Pa. taxpayers will pay $4 billion+ to fund school pensions next year

The Pennsylvania Public School Employees' Retirement System (PSERS) has boosted its annual surcharge on state and local taxpayers to 30 cents on top of every $1 paid to teachers and other school employees in fiscal 2016, up from 26 cents this year.  State income and sales taxes and local property taxes will pay $4.1 billion to keep PSERS assets from falling farther behind future pension obligations in the 12 months starting July 1, four times more than school employees will contribute to their pensions.

The taxpayers' surcharge has increased from near zero in the early 2000s. The latest boost caps a string of increases under Pennsylvania laws designed by elected officials to delay pension funding in hopes of easing the rate of increase and also in hopes that PSERS' complex investment portfolio would generate enough profit to reduce subsidies.

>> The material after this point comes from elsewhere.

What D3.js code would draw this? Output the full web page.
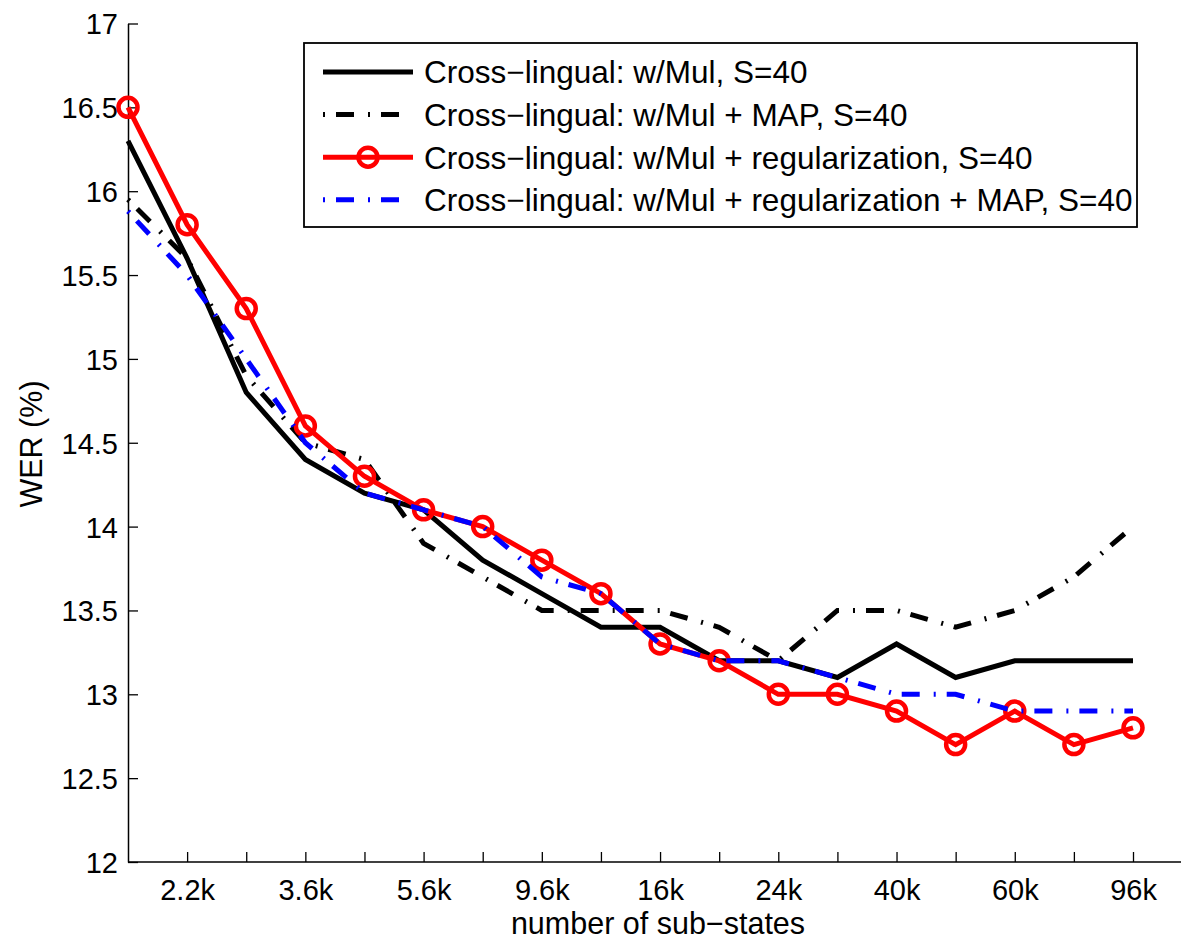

The good news: the contribution rate for next year has now risen to "100% of the actuarially required rate" so the system's assets will no longer be falling behind its liabilities, as they have been most years over the past decade, executive director Glen R. Grell said in a statement. 

In affluent suburban districts, PSERS payments are typically split 50/50 between the state and the school district. In Philadelphia and other districts where lots of poor people live, the state pays more than half. PSERS members contribute an average 7.5% of every dollar they are paid to their pensions. Long-serving Pa. teachers and administrators can retire with pensions worth close to their former net paychecks.